3 Result and Discussion

We applied inductive qualitative content analysis based on journaling. In inductive content analysis, the categories are not predefined. Therefore, this method enables the researcher to describe the meaning of qualitative data systematically and increase the understanding of phenomena [12, 13].

Factors Affecting the HMI Experience of Autonomous Buses.

We were curious about passengers’ opinions on the existing HMI of autonomous buses, so we asked participants whether the existing HMI can meet their riding needs. 90% (N = 9) of the participants felt that their requirements could not be satisfied, and described the impact reason of HMI experience. Excluding one person who felt that the existing HMI can meet the needs, the following valid answers were 9 people (see Table 1).

Table 1. Categories of factors affecting the HMI experience of autonomous buses formed by inductive content analysis

Two-thirds (N = 6) of the participants mentioned unclear visual information, incomprehensible visual information, and insufficient information. Unclear visual information specifically includes the information font size was too small (N = 2), the stay speed was too short (N = 2), the interface color contrast was not obvious (N = 2). Incomprehensible visual information includes unintuitive icons (N = 3) and digital display without the unit (N = 4). Nearly half of the participants (N = 4) mentioned invalid information (e.g., P1 mentioned she was not interested in the current zoomed-in speed information. P5, P6, and P8 mentioned “the map information was too crude to be effective”.). Followed by is the unsuitable screen layout (N = 3), the information design is not in line with preference (N = 2). And one participant (N = 1) mentioned technical factors such as inaccurate positioning.

According to the analysis, because the bus is a moving space, attention should be paid to the font size and interface contrast of the text information, and the display icons should be intuitive and easy to understand to reduce the learning load. And pay attention to the validity of the information. The reasonable layout and technical factors of the screens in autonomous buses are still to be studied, but they are not the focus of this research.

Unexpected Scenarios and Causes of Impact.

We found that three unexpected scenarios affect the experience which is mainly focused on the two situations of avoidance (N = 6) and speed change (N = 10), and the impact of turning (N = 4) is less. The specific behaviors of avoidance include being forced to stop by sudden obstacles (N = 5) and long-term parking caused by carefully avoiding pedestrians under too complicated road conditions (N = 1). Speed change mainly includes sudden acceleration and deceleration caused by sudden braking (see Table 2).

Table 2. Categories of unexpected scenarios formed by inductive content analysis.

The main factors affecting the experience are divided into four categories: distrust of intelligent systems (N = 4); insufficient information (N = 3); sudden behavior (N = 3); and influence (N = 1) (see Table 3).

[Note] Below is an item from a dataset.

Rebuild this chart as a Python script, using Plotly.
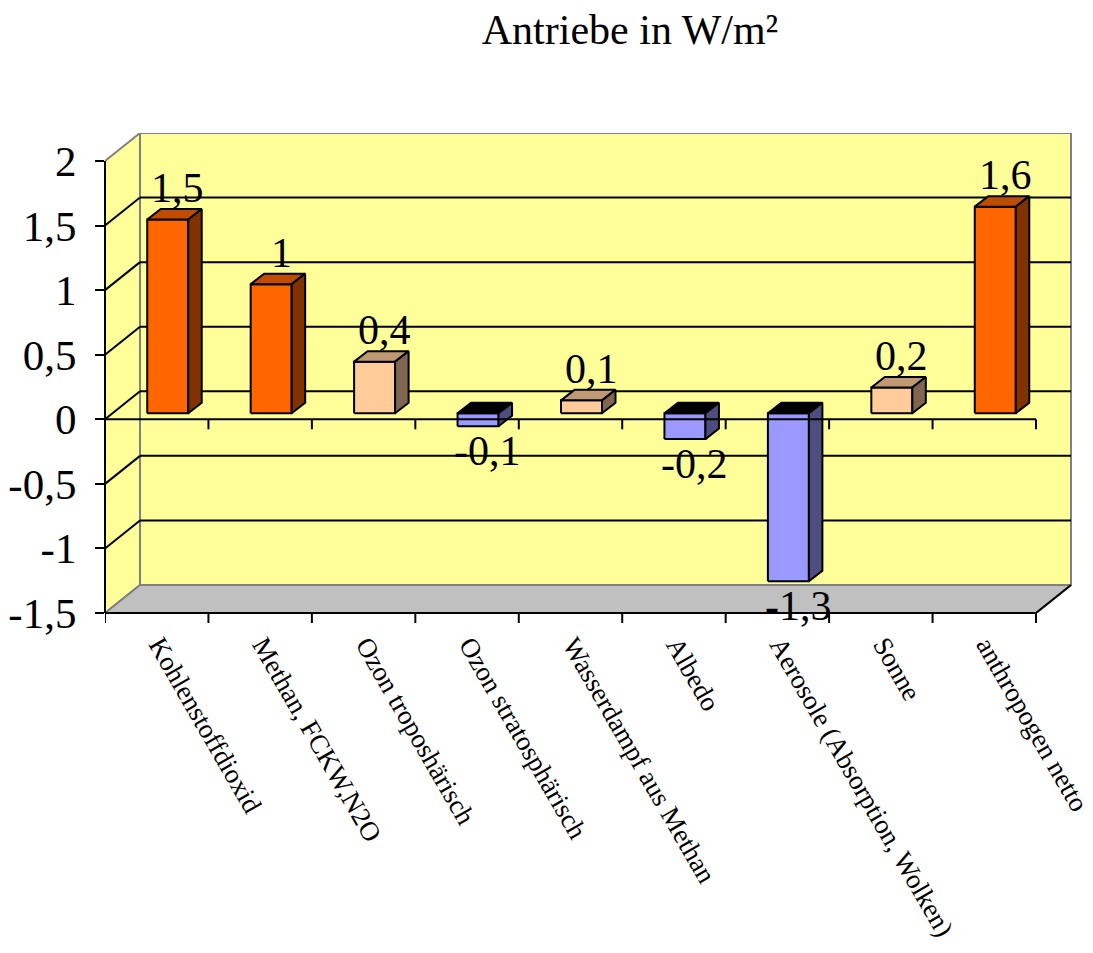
import plotly.graph_objects as go

# ---------------- data ----------------
categories = [
    "Kohlenstoffdioxid",
    "Methan, FCKW,N2O",
    "Ozon troposhärisch",
    "Ozon stratosphärisch",
    "Wasserdampf aus Methan",
    "Albedo",
    "Aerosole (Absorption, Wolken)",
    "Sonne",
    "anthropogen netto",
]
values = [1.5, 1.0, 0.4, -0.1, 0.1, -0.2, -1.3, 0.2, 1.6]
y_ticks = [-1.5, -1, -0.5, 0, 0.5, 1, 1.5, 2]
y_tick_labels = ["-1,5", "-1", "-0,5", "0", "0,5", "1", "1,5", "2"]
title_text = "Antriebe in W/m²"

# ---------------- geometry (pixels -> data units) ----------------
W, H = 1093, 953
L, R, T, B = 105, 21, 133, 340
PXX = (1036 - 105) / 9.0        # px per category
PXY = (613 - 161) / 3.5         # px per W/m²
x_lo, y_lo = -0.5, -1.5
x_hi = x_lo + (W - L - R) / PXX
y_hi = y_lo + (H - T - B) / PXY
n = len(categories)
x_end = n - 0.5
y_top = 2.0

DX, DY = 35 / PXX, 28 / PXY          # wall depth
OX, OY = 11 / PXX, 6 / PXY           # bar front-face offset
HW = 20.5 / PXX                      # bar half width
BX, BY = 13.5 / PXX, 10.5 / PXY      # bar depth
LABEL_SHIFT = 3 / PXX                # category label anchor offset

YELLOW = "#FFFF99"
GREY = "#808080"
FONT = "Liberation Serif"


def bar_colors(v):
    if v < 0:
        return "#9999FF", "#000000", "#4D4D80"
    if v >= 1:
        return "#FF6600", "#BF4C00", "#803300"
    return "#FFCC99", "#BF9973", "#806650"


fig = go.Figure()

# ---------------- walls & grid (below) ----------------
shapes = []
shapes.append(dict(type="rect", xref="x", yref="y", layer="below",
                   x0=x_lo + DX, x1=x_end + DX, y0=y_lo + DY, y1=y_top + DY,
                   fillcolor=YELLOW, line=dict(color=GREY, width=2)))
shapes.append(dict(type="path", xref="x", yref="y", layer="below",
                   path=f"M {x_lo},{y_lo} L {x_lo},{y_top} L {x_lo+DX},{y_top+DY} L {x_lo+DX},{y_lo+DY} Z",
                   fillcolor=YELLOW, line=dict(color=GREY, width=2)))
shapes.append(dict(type="path", xref="x", yref="y", layer="below",
                   path=f"M {x_lo},{y_lo} L {x_end},{y_lo} L {x_end+DX},{y_lo+DY} L {x_lo+DX},{y_lo+DY} Z",
                   fillcolor="#C0C0C0", line=dict(color=GREY, width=2)))
shapes.append(dict(type="line", xref="x", yref="y", layer="below",
                   x0=x_end, y0=y_lo, x1=x_end + DX, y1=y_lo + DY,
                   line=dict(color="black", width=2)))
for v in y_ticks[1:-1]:
    shapes.append(dict(type="line", xref="x", yref="y", layer="below",
                       x0=x_lo + DX, x1=x_end + DX, y0=v + DY, y1=v + DY,
                       line=dict(color="black", width=2)))
    shapes.append(dict(type="line", xref="x", yref="y", layer="below",
                       x0=x_lo, x1=x_lo + DX, y0=v, y1=v + DY,
                       line=dict(color="black", width=2)))

# ---------------- bars ----------------
for i, v in enumerate(values):
    front, top, side = bar_colors(v)
    x0 = i + OX - HW
    x1 = i + OX + HW
    yb = min(0.0, v) + OY
    yt = max(0.0, v) + OY
    polys = [
        ([x0, x1, x1, x0, x0], [yb, yb, yt, yt, yb], front),
        ([x0, x1, x1 + BX, x0 + BX, x0], [yt, yt, yt + BY, yt + BY, yt], top),
        ([x1, x1 + BX, x1 + BX, x1, x1], [yb, yb + BY, yt + BY, yt, yb], side),
    ]
    for xs, ys, col in polys:
        fig.add_trace(go.Scatter(x=xs, y=ys, mode="lines", fill="toself",
                                 fillcolor=col, line=dict(color="black", width=2),
                                 hoverinfo="skip", showlegend=False))

# ---------------- front axes (above) ----------------
shapes.append(dict(type="line", xref="x", yref="y", layer="above",
                   x0=x_lo, x1=x_end, y0=0, y1=0, line=dict(color="black", width=2)))
for k in range(1, n + 1):
    xb = k - 0.5
    shapes.append(dict(type="line", xref="x", yref="y", layer="above",
                       x0=xb, x1=xb, y0=0, y1=-10 / PXY, line=dict(color="black", width=2)))
for k in range(0, n + 1):
    xb = k - 0.5
    shapes.append(dict(type="line", xref="x", yref="paper", layer="above",
                       x0=xb, x1=xb, y0=0, y1=-10 / (H - T - B),
                       line=dict(color="black", width=2)))
shapes.append(dict(type="line", xref="paper", yref="y", layer="above",
                   x0=0, x1=0, y0=y_lo, y1=y_top, line=dict(color="black", width=2)))
shapes.append(dict(type="line", xref="x", yref="paper", layer="above",
                   x0=x_lo, x1=x_end, y0=0, y1=0, line=dict(color="black", width=2)))

# ---------------- value labels ----------------
annotations = []
for i, v in enumerate(values):
    txt = f"{v:g}".replace(".", ",")
    if v >= 0:
        annotations.append(dict(x=i + OX + BX / 2 + 0.03, y=v + OY + BY, xref="x", yref="y",
                                text=txt, showarrow=False, yanchor="bottom", yshift=-4,
                                font=dict(family=FONT, size=42, color="black")))
    else:
        annotations.append(dict(x=i + OX + BX / 2 + 0.03, y=v + OY, xref="x", yref="y",
                                text=txt, showarrow=False, yanchor="top", yshift=0,
                                font=dict(family=FONT, size=42, color="black")))

fig.update_layout(
    template="none",
    width=W, height=H,
    margin=dict(l=L, r=R, t=T, b=B, pad=0, autoexpand=False),
    paper_bgcolor="white", plot_bgcolor="white",
    font=dict(family=FONT, color="black"),
    showlegend=False,
    shapes=shapes,
    annotations=annotations,
    title=dict(text=title_text, x=630 / W, xref="container", xanchor="center",
               y=1 - 29 / H, yref="container", yanchor="middle",
               font=dict(family=FONT, size=42, color="black")),
    xaxis=dict(range=[x_lo, x_hi], tickvals=[i + LABEL_SHIFT for i in range(n)],
               ticktext=categories,
               tickangle=60, ticks="", showgrid=False, zeroline=False, showline=False,
               automargin=False, ticklabelstandoff=10, ticklabeloverflow="allow",
               tickfont=dict(family=FONT, size=27, color="black")),
    yaxis=dict(range=[y_lo, y_hi], tickvals=y_ticks, ticktext=y_tick_labels,
               ticks="outside", ticklen=9, tickwidth=2, tickcolor="black",
               showgrid=False, zeroline=False, showline=False, ticklabelstandoff=10,
               automargin=False, ticklabeloverflow="allow",
               tickfont=dict(family=FONT, size=43, color="black")),
)

fig.write_html("out.html")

Table 3. Categories of causes of impact formed by inductive content analysis.

It can be seen that distrust of intelligent systems (specifically including doubts about safety, and doubts that buses are not as good as human drivers in complex traffic) are the main factors, followed by is insufficient information provision and the impact of sudden behavior. Because the ride experience is affected by insufficient information and sudden behavior, design can be used to enrich the information prompts. Bad experience which from sudden behavior can be avoided by effectively convey the intention of the bus.

Information Expectations for Different Scenarios.

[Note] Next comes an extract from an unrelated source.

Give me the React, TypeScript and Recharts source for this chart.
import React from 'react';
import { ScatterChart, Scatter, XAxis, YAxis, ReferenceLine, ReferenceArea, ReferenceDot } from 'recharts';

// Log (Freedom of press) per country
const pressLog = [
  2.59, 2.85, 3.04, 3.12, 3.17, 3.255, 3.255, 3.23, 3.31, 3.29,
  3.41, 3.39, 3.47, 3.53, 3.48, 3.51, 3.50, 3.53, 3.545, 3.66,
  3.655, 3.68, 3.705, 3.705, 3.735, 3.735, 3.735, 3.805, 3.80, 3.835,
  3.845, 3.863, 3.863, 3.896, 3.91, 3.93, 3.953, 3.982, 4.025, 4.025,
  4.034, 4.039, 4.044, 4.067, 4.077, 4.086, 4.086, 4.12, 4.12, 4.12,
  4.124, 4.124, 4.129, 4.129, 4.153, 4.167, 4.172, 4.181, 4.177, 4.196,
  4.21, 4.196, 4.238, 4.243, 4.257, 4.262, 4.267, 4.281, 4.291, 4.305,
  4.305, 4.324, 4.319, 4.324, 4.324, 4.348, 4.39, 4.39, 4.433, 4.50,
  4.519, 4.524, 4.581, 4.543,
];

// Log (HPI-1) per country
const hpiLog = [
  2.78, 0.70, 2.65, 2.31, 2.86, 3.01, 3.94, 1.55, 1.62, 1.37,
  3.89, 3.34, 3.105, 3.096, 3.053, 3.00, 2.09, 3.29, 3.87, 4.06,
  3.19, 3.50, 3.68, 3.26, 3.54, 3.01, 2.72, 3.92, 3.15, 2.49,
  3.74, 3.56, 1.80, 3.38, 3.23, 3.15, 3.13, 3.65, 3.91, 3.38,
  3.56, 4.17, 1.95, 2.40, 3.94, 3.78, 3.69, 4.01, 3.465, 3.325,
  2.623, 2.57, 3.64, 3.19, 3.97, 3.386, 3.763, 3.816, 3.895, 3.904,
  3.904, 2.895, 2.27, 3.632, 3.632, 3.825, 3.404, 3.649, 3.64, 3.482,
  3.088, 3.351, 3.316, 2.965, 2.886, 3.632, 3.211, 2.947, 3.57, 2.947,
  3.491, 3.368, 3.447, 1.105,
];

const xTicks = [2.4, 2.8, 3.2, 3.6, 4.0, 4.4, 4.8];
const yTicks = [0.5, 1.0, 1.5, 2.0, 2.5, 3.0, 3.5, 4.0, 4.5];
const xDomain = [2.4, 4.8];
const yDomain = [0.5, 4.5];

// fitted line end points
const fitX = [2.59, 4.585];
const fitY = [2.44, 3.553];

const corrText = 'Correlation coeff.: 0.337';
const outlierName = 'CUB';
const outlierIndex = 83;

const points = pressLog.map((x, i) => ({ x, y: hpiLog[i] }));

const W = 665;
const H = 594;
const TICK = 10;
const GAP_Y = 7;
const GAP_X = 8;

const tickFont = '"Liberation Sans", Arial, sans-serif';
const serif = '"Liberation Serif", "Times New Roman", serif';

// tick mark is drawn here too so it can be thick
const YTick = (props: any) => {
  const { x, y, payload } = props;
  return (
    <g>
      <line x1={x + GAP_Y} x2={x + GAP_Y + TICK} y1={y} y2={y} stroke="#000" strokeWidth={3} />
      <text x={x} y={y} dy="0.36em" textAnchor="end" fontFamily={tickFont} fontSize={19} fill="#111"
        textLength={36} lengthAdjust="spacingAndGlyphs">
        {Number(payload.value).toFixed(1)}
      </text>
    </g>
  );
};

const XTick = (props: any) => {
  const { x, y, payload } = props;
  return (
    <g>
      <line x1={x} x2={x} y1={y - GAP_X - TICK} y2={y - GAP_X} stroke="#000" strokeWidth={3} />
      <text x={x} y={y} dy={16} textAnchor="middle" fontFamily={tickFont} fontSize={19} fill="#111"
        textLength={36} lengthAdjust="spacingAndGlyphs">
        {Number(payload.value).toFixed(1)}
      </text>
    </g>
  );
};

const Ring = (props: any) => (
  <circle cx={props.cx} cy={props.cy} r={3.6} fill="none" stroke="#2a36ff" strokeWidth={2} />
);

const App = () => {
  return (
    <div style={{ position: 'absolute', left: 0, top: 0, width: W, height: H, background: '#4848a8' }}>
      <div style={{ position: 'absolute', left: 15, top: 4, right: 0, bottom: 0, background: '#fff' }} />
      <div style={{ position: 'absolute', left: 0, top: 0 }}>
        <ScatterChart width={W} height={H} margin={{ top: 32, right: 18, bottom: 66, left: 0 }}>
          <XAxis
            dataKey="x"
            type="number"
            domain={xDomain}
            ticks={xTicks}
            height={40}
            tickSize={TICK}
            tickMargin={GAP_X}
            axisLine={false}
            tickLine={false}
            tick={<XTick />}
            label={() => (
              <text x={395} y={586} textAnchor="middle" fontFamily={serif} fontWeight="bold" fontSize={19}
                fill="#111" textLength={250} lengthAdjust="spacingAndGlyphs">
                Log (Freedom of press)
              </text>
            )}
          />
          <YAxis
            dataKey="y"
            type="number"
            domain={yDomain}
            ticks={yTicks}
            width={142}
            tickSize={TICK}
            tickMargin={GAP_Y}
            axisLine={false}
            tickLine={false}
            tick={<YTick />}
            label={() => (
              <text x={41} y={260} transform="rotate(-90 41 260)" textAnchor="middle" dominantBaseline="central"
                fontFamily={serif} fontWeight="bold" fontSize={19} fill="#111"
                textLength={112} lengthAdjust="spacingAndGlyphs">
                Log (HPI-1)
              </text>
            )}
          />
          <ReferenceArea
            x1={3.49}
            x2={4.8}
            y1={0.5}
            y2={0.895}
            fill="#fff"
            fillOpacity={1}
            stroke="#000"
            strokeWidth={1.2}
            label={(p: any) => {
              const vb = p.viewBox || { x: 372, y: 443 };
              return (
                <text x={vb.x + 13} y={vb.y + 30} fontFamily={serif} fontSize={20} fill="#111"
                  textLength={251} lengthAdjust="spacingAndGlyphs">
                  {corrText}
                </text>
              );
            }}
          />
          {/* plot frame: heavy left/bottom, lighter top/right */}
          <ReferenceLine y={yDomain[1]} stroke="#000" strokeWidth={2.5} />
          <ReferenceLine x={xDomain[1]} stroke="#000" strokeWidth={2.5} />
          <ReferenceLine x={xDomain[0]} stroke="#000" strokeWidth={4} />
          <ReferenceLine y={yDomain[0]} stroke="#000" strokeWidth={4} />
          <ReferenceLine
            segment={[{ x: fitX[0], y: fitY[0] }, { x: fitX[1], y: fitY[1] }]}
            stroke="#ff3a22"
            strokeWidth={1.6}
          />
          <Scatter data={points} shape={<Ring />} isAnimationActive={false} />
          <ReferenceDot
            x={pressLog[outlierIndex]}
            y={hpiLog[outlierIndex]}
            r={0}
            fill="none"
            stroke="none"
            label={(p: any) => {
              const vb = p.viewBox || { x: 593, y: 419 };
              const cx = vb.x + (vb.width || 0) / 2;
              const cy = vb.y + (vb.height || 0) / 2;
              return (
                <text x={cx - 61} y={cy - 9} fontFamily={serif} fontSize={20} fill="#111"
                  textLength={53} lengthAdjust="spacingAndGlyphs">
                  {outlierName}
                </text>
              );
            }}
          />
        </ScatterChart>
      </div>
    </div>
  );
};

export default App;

Normal scenarios: Road conditions are what most people want to see in normal scenarios, and more than two-thirds (N = 7) of the participants choose it. It includes road congestion, road conditions ahead, and nearby conditions. 60% of the participants (N = 6) want to see vehicle movement information (e.g., acceleration, deceleration, turning, braking) and time planning information (e.g., estimated arrival time), and 50% of the participants (N = 5) want to see itinerary management information (e.g., transfer information). Other participants mentioned personnel information about people (e.g., human traffic, safety officer) and temperature information (e.g., weather, indoor and outdoor temperature) (see Table 4).

Table 4. Categories of normal scenarios information expectations formed by inductive content analysis.

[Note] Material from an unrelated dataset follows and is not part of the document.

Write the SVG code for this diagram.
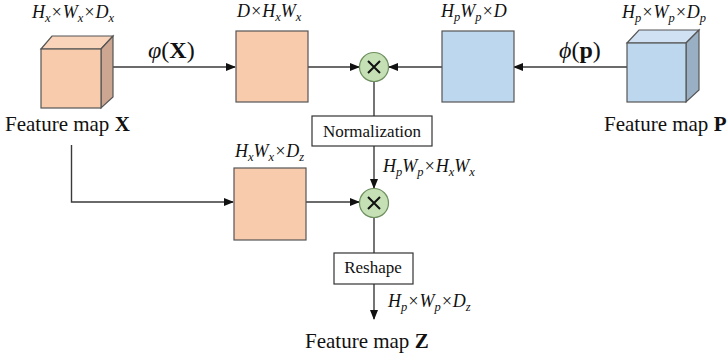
<svg xmlns="http://www.w3.org/2000/svg" width="727" height="356" viewBox="0 0 727 356">
<style>
.ln{fill:none;stroke:#3a3a3a;stroke-width:1.4}
.or{fill:#F8CBAD;stroke:#555;stroke-width:1.2}
.bl{fill:#BDD7EE;stroke:#555;stroke-width:1.2}
.orT{fill:#F9D3BA;stroke:#555;stroke-width:1.2}
.orR{fill:#CDA691;stroke:#555;stroke-width:1.2}
.blT{fill:#CFE1F3;stroke:#555;stroke-width:1.2}
.blR{fill:#98AFC4;stroke:#555;stroke-width:1.2}
.ci{fill:#C5E0B4;stroke:#6E8F60;stroke-width:1.2}
.x{stroke:#111;stroke-width:2;fill:none}
.op{fill:#fff;stroke:#333;stroke-width:1.2}
text{font-family:'Liberation Serif','DejaVu Serif','Times New Roman',serif;fill:#111}
.m{font-style:italic;font-size:18px}
.s{font-size:12.5px}
.t{font-size:21px}
.f{font-size:24px}
.b{font-weight:bold;font-style:normal}
.lab{font-size:17px}
</style>
<defs>
<marker id="ah" markerWidth="10" markerHeight="8" refX="9" refY="4" orient="auto" markerUnits="userSpaceOnUse">
<path d="M0,0 L10,4 L0,8 z" fill="#111"/>
</marker>
</defs>

<g id="connectors">
<line class="ln" x1="112" y1="67" x2="235" y2="67" marker-end="url(#ah)"/>
<line class="ln" x1="308" y1="67" x2="359" y2="67" marker-end="url(#ah)"/>
<line class="ln" x1="442" y1="67" x2="389" y2="67" marker-end="url(#ah)"/>
<line class="ln" x1="627" y1="67" x2="514" y2="67" marker-end="url(#ah)"/>
<line class="ln" x1="374" y1="82" x2="374" y2="116"/>
<line class="ln" x1="374" y1="146" x2="374" y2="188" marker-end="url(#ah)"/>
<polyline class="ln" points="71.5,145 71.5,202 233,202" marker-end="url(#ah)"/>
<line class="ln" x1="306" y1="202" x2="359" y2="202" marker-end="url(#ah)"/>
<line class="ln" x1="374" y1="217" x2="374" y2="253"/>
<line class="ln" x1="374" y1="284" x2="374" y2="319" marker-end="url(#ah)"/>
</g>

<g id="cubeX">
<polygon class="orT" points="41,49 52,36 113,36 101,49"/>
<polygon class="orR" points="101,49 113,36 113,97 101,108"/>
<rect class="or" x="41" y="49" width="60" height="59"/>
<text class="m" x="32" y="18">H<tspan class="s" dy="4">x</tspan><tspan dy="-4">×W</tspan><tspan class="s" dy="4">x</tspan><tspan dy="-4">×D</tspan><tspan class="s" dy="4">x</tspan></text>
<text class="t" x="5" y="131">Feature map <tspan class="b">X</tspan></text>
</g>

<g id="phiX">
<text class="f" x="148" y="58"><tspan font-style="italic">φ</tspan>(<tspan class="b">X</tspan>)</text>
</g>

<g id="boxDHW">
<rect class="or" x="236" y="31" width="72" height="71"/>
<text class="m" x="237" y="17">D×H<tspan class="s" dy="4">x</tspan><tspan dy="-4">W</tspan><tspan class="s" dy="4">x</tspan></text>
</g>

<g id="mul1">
<circle class="ci" cx="374" cy="67" r="14.5"/>
<path class="x" d="M368,61 L380,73 M380,61 L368,73"/>
</g>

<g id="boxHWD">
<rect class="bl" x="442" y="31" width="72" height="71"/>
<text class="m" x="441" y="17">H<tspan class="s" dy="4">p</tspan><tspan dy="-4">W</tspan><tspan class="s" dy="4">p</tspan><tspan dy="-4">×D</tspan></text>
</g>

<g id="phiP">
<text class="f" x="559" y="58"><tspan font-style="italic">ϕ</tspan>(<tspan class="b">p</tspan>)</text>
</g>

<g id="cubeP">
<polygon class="blT" points="627,43 639,30 699,30 686,43"/>
<polygon class="blR" points="686,43 699,30 699,90 686,102"/>
<rect class="bl" x="627" y="43" width="59" height="59"/>
<text class="m" x="622" y="18">H<tspan class="s" dy="4">p</tspan><tspan dy="-4">×W</tspan><tspan class="s" dy="4">p</tspan><tspan dy="-4">×D</tspan><tspan class="s" dy="4">p</tspan></text>
<text class="t" x="604" y="131">Feature map <tspan class="b">P</tspan></text>
</g>

<g id="normalization">
<rect class="op" x="312" y="116" width="120" height="30"/>
<text class="lab" x="372" y="137" text-anchor="middle">Normalization</text>
</g>

<g id="simLabel">
<text class="m" x="383" y="172">H<tspan class="s" dy="4">p</tspan><tspan dy="-4">W</tspan><tspan class="s" dy="4">p</tspan><tspan dy="-4">×H</tspan><tspan class="s" dy="4">x</tspan><tspan dy="-4">W</tspan><tspan class="s" dy="4">x</tspan></text>
</g>

<g id="boxHWDz">
<rect class="or" x="234" y="168" width="72" height="72"/>
<text class="m" x="235" y="157">H<tspan class="s" dy="4">x</tspan><tspan dy="-4">W</tspan><tspan class="s" dy="4">x</tspan><tspan dy="-4">×D</tspan><tspan class="s" dy="4">z</tspan></text>
</g>

<g id="mul2">
<circle class="ci" cx="374" cy="203" r="14.5"/>
<path class="x" d="M368,197 L380,209 M380,197 L368,209"/>
</g>

<g id="reshape">
<rect class="op" x="334" y="253" width="79" height="31"/>
<text class="lab" x="373" y="273" text-anchor="middle">Reshape</text>
</g>

<g id="featZ">
<text class="m" x="388" y="307">H<tspan class="s" dy="4">p</tspan><tspan dy="-4">×W</tspan><tspan class="s" dy="4">p</tspan><tspan dy="-4">×D</tspan><tspan class="s" dy="4">z</tspan></text>
<text class="t" x="305" y="348">Feature map <tspan class="b">Z</tspan></text>
</g>
</svg>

Unexpected scenarios: In unexpected scenarios, information expectation is concentrated in the underlying explanations and real-time information. All participants mentioned the underlying explanation which is the action taken by the vehicle (e.g., “obstacles detected”). Secondly, 90% of the participants (N = 9) mentioned real-time information (e.g., congestion, traffic light, crowd, turning, etc.). A small number of participants (N = 3) mentioned giving handling measures which mentions how to deal with the unexpected situation. One participant mentioned explaining accident degree (e.g., recovery time, emergency level) (see Table 5).

Table 5. Categories of unexpected scenarios information expectations formed by inductive content analysis.

Overall, we found that whether in normal or unexpected scenarios, basic and objective real-time road information is what passengers want to see. The information needs of normal scenarios are more experience-oriented, and high-quality service information is more emphasized. In unexpected scenes, it is more desirable for vehicles to convey their intentions through underlying explanations, and to compare the bus judgment with the objective situation to enhance trust.

4 Conclusion

In this article, we investigated passengers’ perceptions of unexpected scenarios, and their information expectations of HMI in autonomous buses. To this end, we presented the results of a semi-structured qualitative study, conducted with a field autonomous bus at the test park. We found that in addition to basic and objective real-time road information, there should be a focus on providing relevant information to passengers in different scenarios. The main reason is that passengers have different needs for different scenarios. For normal scenarios, passengers prefer to see diversified information that improves the ride experience. For unexpected scenarios, such as avoidance, speed change, and turning, passengers prefer the bus to explain the potential behavior to convey the intention. Second, the usability of the HMI, such as whether the font size is appropriate, whether the icons are easy to understand, and whether the interface contrast is clear, should also be considered. Our results provide guidance on how to better design HMI information and which further research directions to pursue.